** BEGIN Recorded information **
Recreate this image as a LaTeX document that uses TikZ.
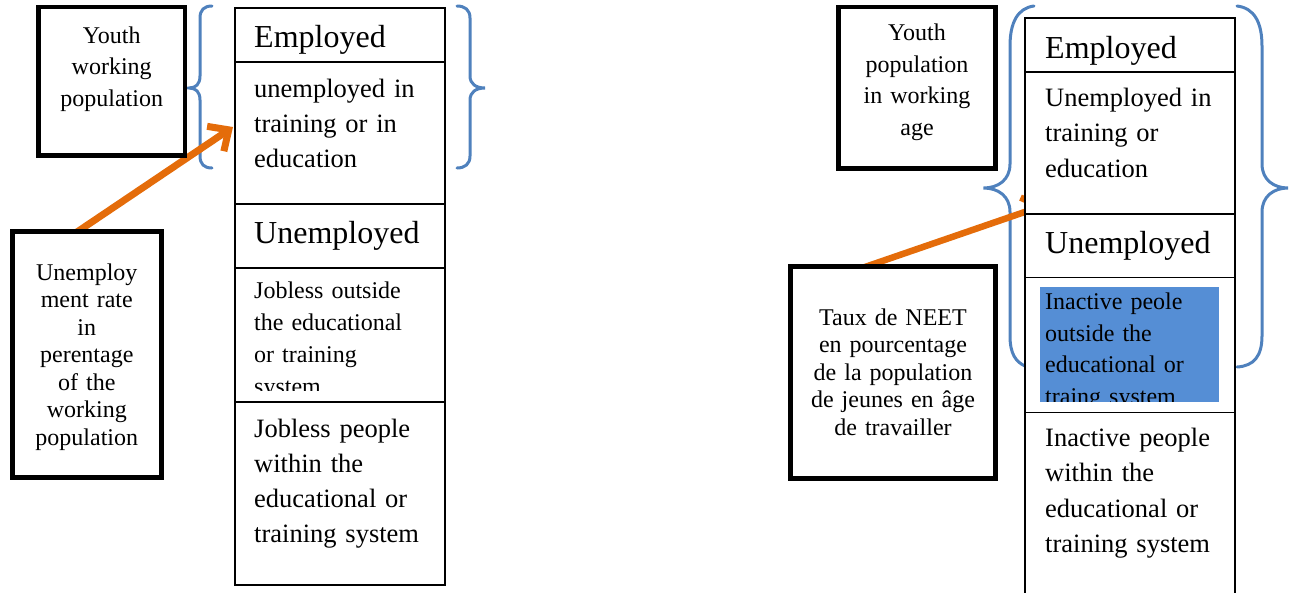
\documentclass[tikz,border=0pt]{standalone}
\usepackage{fontspec}
\setmainfont{Liberation Serif}
\usetikzlibrary{arrows.meta}
\definecolor{bracecol}{RGB}{79,129,189}
\definecolor{arrcol}{RGB}{228,108,10}
\definecolor{hlcol}{RGB}{85,142,213}
\begin{document}
\begin{tikzpicture}[x=1pt,y=-1pt,
  thickbox/.style={draw=black, fill=white, inner sep=0pt},
  cell/.style={draw=black, line width=1.5pt, fill=white, inner sep=0pt, anchor=north west, minimum width=210pt},
  bracestyle/.style={draw=bracecol, line width=3pt, line cap=round},
  conn/.style={draw=arrcol, line width=7pt},
  bigtext/.style={font=\fontsize{32}{38}\selectfont, anchor=base west, inner sep=0pt},
  midtext/.style={font=\fontsize{26.5}{35.2}\selectfont, anchor=base west, inner sep=0pt, text width=200pt, align=left},
  smalltext/.style={font=\fontsize{24}{32}\selectfont, anchor=base west, inner sep=0pt, text width=190pt, align=left},
  boxtext/.style={font=\fontsize{24}{#1}\selectfont, anchor=base, inner sep=0pt, text width=200pt, align=center},
]
\useasboundingbox (0,0) rectangle (1291,592);

% ---------- braces ----------
\draw[bracestyle] (212,6) .. controls (204,6) and (200,10) .. (200,18) -- (200,76)
  .. controls (200,84) and (196,88) .. (189,88) .. controls (196,88) and (200,92) .. (200,100)
  -- (200,156) .. controls (200,164) and (204,168) .. (212,168);
\draw[bracestyle] (457,6) .. controls (465,6) and (470,10) .. (470,18) -- (470,76)
  .. controls (470,84) and (476,88) .. (485,88) .. controls (476,88) and (470,92) .. (470,100)
  -- (470,156) .. controls (470,164) and (465,168) .. (457,168);
\draw[bracestyle] (1034,6) .. controls (1018,8) and (1010,22) .. (1010,46) -- (1010,164)
  .. controls (1010,180) and (998,188) .. (983.5,188) .. controls (998,188) and (1010,196) .. (1010,212)
  -- (1010,336) .. controls (1010,354) and (1016,362) .. (1025,366);
\draw[bracestyle] (1237,6) .. controls (1254,8) and (1262,22) .. (1262,46) -- (1262,164)
  .. controls (1262,180) and (1274,188) .. (1288,188) .. controls (1274,188) and (1262,196) .. (1262,212)
  -- (1262,336) .. controls (1262,356) and (1254,366) .. (1237,367);

% ---------- right connector (partly hidden behind the column) ----------
\coordinate (ra) at (862,268);
\coordinate (rb) at (1045,205);
\draw[conn, line width=6.5pt, -{Straight Barb[length=16pt,width=30pt]}] (ra) -- (rb);

% ---------- left column ----------
\node[cell, minimum height=54pt]  (lc1) at (234,7) {};
\node[cell, minimum height=142pt] (lc2) at (234,61) {};
\node[cell, minimum height=64pt]  (lc3) at (234,203) {};
\node[cell, minimum height=134pt] (lc4) at (234,267) {};
\node[cell, minimum height=183pt] (lc5) at (234,401) {};

\node[bigtext] (lt1) at (254,47) {Employed};
\node[midtext] (lt2) at (254,97) {unemployed in\\training or in\\education};
\node[bigtext] (lt3) at (254,243) {Unemployed};
\begin{scope}
  \clip (236,269) rectangle (442,390);
  \node[smalltext] (lt4) at (254,298) {Jobless outside\\the educational\\or training\\system};
\end{scope}
\node[midtext] (lt5) at (254,437) {Jobless people\\within the\\educational or\\training system};

% ---------- right column ----------
\node[cell, minimum height=53.7pt]  (rc1) at (1024.3,17.3) {};
\node[cell, minimum height=142.3pt] (rc2) at (1024.3,71) {};
\node[cell, minimum height=63.4pt]  (rc3) at (1024.3,213.3) {};
\node[cell, minimum height=135pt]   (rc4) at (1024.3,276.7) {};
\node[cell, minimum height=220pt]   (rc5) at (1024.3,411.7) {};

\fill[hlcol] (1040,287.3) rectangle (1218.7,401.7);

\node[bigtext] (rt1) at (1045,58.3) {Employed};
\node[midtext] (rt2) at (1045,106.7) {Unemployed in\\training or\\education};
\node[bigtext] (rt3) at (1045,253.3) {Unemployed};
\begin{scope}
  \clip (1040,287.3) rectangle (1218.7,401.7);
  \node[smalltext, font=\fontsize{24}{31.7}\selectfont] (rt4) at (1045,309.3) {Inactive peole\\outside the\\educational or\\traing system};
\end{scope}
\node[midtext] (rt5) at (1045,446.7) {Inactive people\\within the\\educational or\\training system};

% ---------- left connector ----------
\coordinate (la) at (77,232);
\coordinate (lb) at (233,127);
\draw[conn, -{Straight Barb[length=16pt,width=30pt]}] (la) -- (lb);

% ---------- thick boxes ----------
\node[thickbox, line width=4.7pt, minimum width=146.7pt, minimum height=148.7pt] (ly) at (111.7,81.4) {};
\node[boxtext=31.5] (lyt) at (111.7,43) {Youth\\working\\population};

\node[thickbox, line width=5.5pt, minimum width=149.1pt, minimum height=246.2pt] (lu) at (86.8,354.4) {};
\node[boxtext=27.5] (lut) at (86.8,280) {Unemploy\\ment rate\\in\\perentage\\of the\\working\\population};

\node[thickbox, line width=4.8pt, minimum width=157.5pt, minimum height=161.2pt] (ry) at (917,87.6) {};
\node[boxtext=31.5] (ryt) at (917,40.5) {Youth\\population\\in working\\age};

\node[thickbox, line width=5pt, minimum width=205.5pt, minimum height=211.6pt] (rn) at (893,372.5) {};
\node[boxtext=27.5] (rnt) at (893,325) {Taux de NEET\\en pourcentage\\de la population\\de jeunes en âge\\de travailler};
\end{tikzpicture}
\end{document}
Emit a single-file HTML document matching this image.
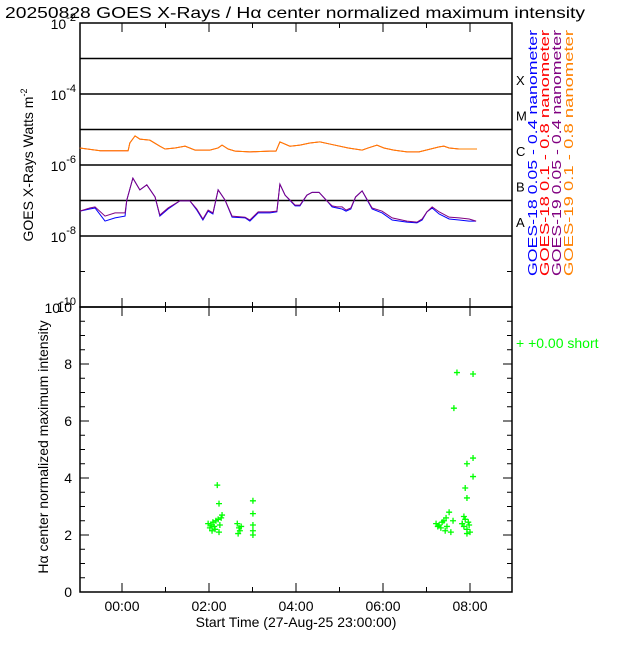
<!DOCTYPE html>
<html><head><meta charset="utf-8"><style>
html,body{margin:0;padding:0;background:#fff;}
svg text{font-family:"Liberation Sans",sans-serif;}
</style></head><body>
<svg id="c" width="640" height="640" xmlns="http://www.w3.org/2000/svg">
<rect width="640" height="640" fill="#fff"/>
<text x="5" y="18" font-size="16" textLength="580" lengthAdjust="spacingAndGlyphs">20250828 GOES X-Rays / Hα center normalized maximum intensity</text>
<g id="topPanel"></g>
<g id="botPanel"></g>
</svg>
<script>
const orangeT = [-0.97,-0.5,-0.16,0.14,0.18,0.30,0.41,0.64,0.87,0.99,1.22,1.45,1.68,2.02,2.21,2.30,2.44,2.60,2.94,3.40,3.54,3.63,3.86,4.09,4.32,4.55,4.78,5.20,5.52,5.66,5.86,6.02,6.25,6.55,6.83,7.29,7.40,7.52,7.75,8.16];
const orangeLog = [-5.52,-5.60,-5.60,-5.60,-5.38,-5.18,-5.27,-5.30,-5.47,-5.55,-5.52,-5.47,-5.58,-5.58,-5.52,-5.44,-5.55,-5.61,-5.63,-5.61,-5.61,-5.35,-5.47,-5.44,-5.38,-5.35,-5.41,-5.52,-5.58,-5.52,-5.44,-5.52,-5.58,-5.63,-5.63,-5.49,-5.47,-5.52,-5.55,-5.55];
const purpleT = [-0.97,-0.74,-0.62,-0.39,-0.16,0.07,0.11,0.25,0.41,0.57,0.76,0.87,1.06,1.33,1.56,1.72,1.86,1.98,2.09,2.21,2.37,2.53,2.83,2.94,3.13,3.40,3.56,3.63,3.75,3.98,4.09,4.25,4.37,4.53,4.71,4.83,4.94,5.06,5.15,5.26,5.37,5.52,5.75,5.98,6.21,6.55,6.78,6.90,7.01,7.13,7.29,7.52,7.75,7.98,8.14];
const purpleLog = [-7.30,-7.21,-7.18,-7.44,-7.35,-7.35,-6.99,-6.37,-6.70,-6.56,-6.90,-7.41,-7.21,-7.01,-7.01,-7.24,-7.52,-7.27,-7.35,-6.70,-6.99,-7.44,-7.47,-7.55,-7.32,-7.32,-7.30,-6.54,-6.85,-7.13,-7.13,-6.85,-6.77,-6.77,-7.01,-7.15,-7.18,-7.18,-7.27,-7.21,-6.90,-6.73,-7.21,-7.30,-7.49,-7.58,-7.61,-7.52,-7.32,-7.18,-7.32,-7.47,-7.49,-7.52,-7.58];
const blueT = [-0.97,-0.74,-0.62,-0.39,-0.16,0.07,0.11,0.25,0.41,0.57,0.76,0.87,1.06,1.33,1.56,1.72,1.86,1.98,2.09,2.21,2.37,2.53,2.83,2.94,3.13,3.40,3.56,3.63,3.75,3.98,4.09,4.25,4.37,4.53,4.71,4.83,4.94,5.06,5.15,5.26,5.37,5.52,5.75,5.98,6.21,6.55,6.78,6.90,7.01,7.13,7.29,7.52,7.75,7.98,8.14];
const blueLog = [-7.30,-7.24,-7.21,-7.58,-7.49,-7.44,-6.99,-6.37,-6.70,-6.56,-6.90,-7.44,-7.24,-7.01,-7.01,-7.27,-7.55,-7.30,-7.38,-6.70,-6.99,-7.47,-7.49,-7.58,-7.35,-7.35,-7.32,-6.54,-6.85,-7.15,-7.15,-6.85,-6.77,-6.77,-7.01,-7.18,-7.21,-7.24,-7.30,-7.24,-6.90,-6.73,-7.24,-7.35,-7.55,-7.61,-7.63,-7.55,-7.32,-7.21,-7.38,-7.52,-7.55,-7.58,-7.58];
const haT = [1.98,2.02,2.05,2.09,2.12,2.16,2.21,2.25,2.28,2.07,2.14,2.23,2.19,2.23,2.30,2.65,2.69,2.71,2.74,2.67,3.01,3.01,3.01,3.01,3.01,7.22,7.26,7.29,7.33,7.36,7.40,7.45,7.52,7.43,7.47,7.56,7.61,7.82,7.86,7.89,7.93,7.96,7.98,8.00,7.86,7.93,7.82,8.07,7.93,8.07,7.70,7.63,7.93,8.07,7.89];
const haV = [2.40,2.25,2.35,2.45,2.30,2.50,2.55,2.35,2.60,2.15,2.20,2.10,3.75,3.10,2.70,2.40,2.25,2.15,2.30,2.05,3.20,2.75,2.35,2.15,2.00,2.40,2.30,2.35,2.25,2.45,2.50,2.60,2.80,2.15,2.30,2.10,2.50,2.40,2.30,2.55,2.20,2.45,2.35,2.10,2.65,2.05,2.40,4.70,3.30,7.65,7.70,6.45,4.50,4.05,3.65];
const xTickLabels = ['00:00','02:00','04:00','06:00','08:00'];

const NS='http://www.w3.org/2000/svg';
const topG=document.getElementById('topPanel'), botG=document.getElementById('botPanel');
const L=80,R=512,T1=23,B1=307,T2=307,B2=592;
const xs=t=>122+t*43.5;
const yTop=lg=>T1+(-2-lg)*(B1-T1)/8;
const yBot=v=>B2-v*(B2-T2)/10;
function el(tag,attrs,parent){const e=document.createElementNS(NS,tag);for(const k in attrs)e.setAttribute(k,attrs[k]);parent.appendChild(e);return e;}

const f1=el('rect',{x:L,y:T1,width:R-L,height:B1-T1,fill:'none',stroke:'#000','stroke-width':1.5},topG);


for(let d=-8;d<=-3;d++){
  const g=el('line',{x1:L,x2:R,y1:yTop(d),y2:yTop(d),stroke:'#000','stroke-width':1.5},topG);
  
  
}
for(let d=-10;d<=-2;d++){
  const y=yTop(d);
  el('line',{x1:L,x2:L+5,y1:y,y2:y,stroke:'#000'},topG);
  el('line',{x1:R-5,x2:R,y1:y,y2:y,stroke:'#000'},topG);
  if(d%2===0){
    const tx=el('text',{x:L-4,y:y+6,'font-size':14,'text-anchor':'end'},topG);
    
    
    tx.innerHTML='10<tspan dy="-8" font-size="11">'+d+'</tspan>';
  }
}
for(let h=-0;h<=8;h++){const x=xs(h);
  el('line',{x1:x,x2:x,y1:T1,y2:T1+(h%2?5:9),stroke:'#000'},topG);
  el('line',{x1:x,x2:x,y1:B1,y2:B1-(h%2?5:9),stroke:'#000'},topG);
  el('line',{x1:x,x2:x,y1:T2,y2:T2+(h%2?5:9),stroke:'#000'},botG);
  el('line',{x1:x,x2:x,y1:B2,y2:B2-(h%2?5:9),stroke:'#000'},botG);
}
const yt=el('text',{x:0,y:0,'font-size':14,'text-anchor':'middle',transform:'translate(33,165) rotate(-90)'},topG);


yt.innerHTML='GOES X-Rays Watts m<tspan dy="-6" font-size="9">-2</tspan>';

function line(ts,vs,color,name){
  const p=el('polyline',{points:ts.map((t,i)=>xs(t)+','+yTop(vs[i])).join(' '),fill:'none',stroke:color,'stroke-width':1},topG);
  
  
}
line(orangeT,orangeLog,'#ff0000','goes18-long-line');
line(orangeT,orangeLog,'#ff8000','goes19-long-line');
line(blueT,blueLog,'#0000ff','goes18-short-line');
line(purpleT,purpleLog,'#800080','goes19-short-line');

[['A',-7.6],['B',-6.6],['C',-5.6],['M',-4.6],['X',-3.6]].forEach(([c,v])=>{
  const t=el('text',{x:516,y:yTop(v)+5,'font-size':13},topG);
  
  
  t.textContent=c;
});
[['GOES-18 0.05 - 0.4 nanometer','#0000ff',537],['GOES-18 0.1 - 0.8 nanometer','#ff0000',549],['GOES-19 0.05 - 0.4 nanometer','#800080',561],['GOES-19 0.1 - 0.8 nanometer','#ff8000',573]].forEach(([s,c,x])=>{
  const t=el('text',{x:0,y:0,'font-size':13,fill:c,transform:'translate('+x+',276) rotate(-90)',textLength:246,lengthAdjust:'spacingAndGlyphs'},topG);
  
  
  t.textContent=s;
});

const f2=el('rect',{x:L,y:T2,width:R-L,height:B2-T2,fill:'none',stroke:'#000','stroke-width':1.5},botG);


for(let v=0;v<=10;v+=0.5){const y=yBot(v);
  el('line',{x1:L,x2:L+(v%2===0?9:5),y1:y,y2:y,stroke:'#000'},botG);
  el('line',{x1:R,x2:R-(v%2===0?9:5),y1:y,y2:y,stroke:'#000'},botG);
  if(v%2===0){const t=el('text',{x:L-8,y:y+5,'font-size':14,'text-anchor':'end'},botG);
    
    
    t.textContent=v;}
}
const hy=el('text',{x:0,y:0,'font-size':14,'text-anchor':'middle',transform:'translate(48,447) rotate(-90)'},botG);


hy.textContent='Hα center normalized maximum intensity';
xTickLabels.forEach((s,i)=>{
  const t=el('text',{x:xs(i*2),y:611,'font-size':14,'text-anchor':'middle'},botG);
  
  
  t.textContent=s;
});
const xt=el('text',{x:296,y:627,'font-size':14,'text-anchor':'middle'},botG);


xt.textContent='Start Time (27-Aug-25 23:00:00)';
haT.forEach((t,i)=>{
  const x=xs(t),y=yBot(haV[i]);
  const p=el('path',{d:'M'+(x-3)+' '+y+'h6M'+x+' '+(y-3)+'v6',stroke:'#00ff00','stroke-width':1.3},botG);
  
  
});
const lg=el('text',{x:516,y:348,'font-size':14,fill:'#00ff00'},botG);


lg.textContent='+  +0.00 short';
</script>
</body></html>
** END Recorded information **
Restate exactly, please, only the lines between the start of the data and the line containing "(0,0) rectangle (1291,592);", both ends included, skipping the pictures.

Recreate this image as a LaTeX document that uses TikZ.
\documentclass[tikz,border=0pt]{standalone}
\usepackage{fontspec}
\setmainfont{Liberation Serif}
\usetikzlibrary{arrows.meta}
\definecolor{bracecol}{RGB}{79,129,189}
\definecolor{arrcol}{RGB}{228,108,10}
\definecolor{hlcol}{RGB}{85,142,213}
\begin{document}
\begin{tikzpicture}[x=1pt,y=-1pt,
  thickbox/.style={draw=black, fill=white, inner sep=0pt},
  cell/.style={draw=black, line width=1.5pt, fill=white, inner sep=0pt, anchor=north west, minimum width=210pt},
  bracestyle/.style={draw=bracecol, line width=3pt, line cap=round},
  conn/.style={draw=arrcol, line width=7pt},
  bigtext/.style={font=\fontsize{32}{38}\selectfont, anchor=base west, inner sep=0pt},
  midtext/.style={font=\fontsize{26.5}{35.2}\selectfont, anchor=base west, inner sep=0pt, text width=200pt, align=left},
  smalltext/.style={font=\fontsize{24}{32}\selectfont, anchor=base west, inner sep=0pt, text width=190pt, align=left},
  boxtext/.style={font=\fontsize{24}{#1}\selectfont, anchor=base, inner sep=0pt, text width=200pt, align=center},
]
\useasboundingbox (0,0) rectangle (1291,592);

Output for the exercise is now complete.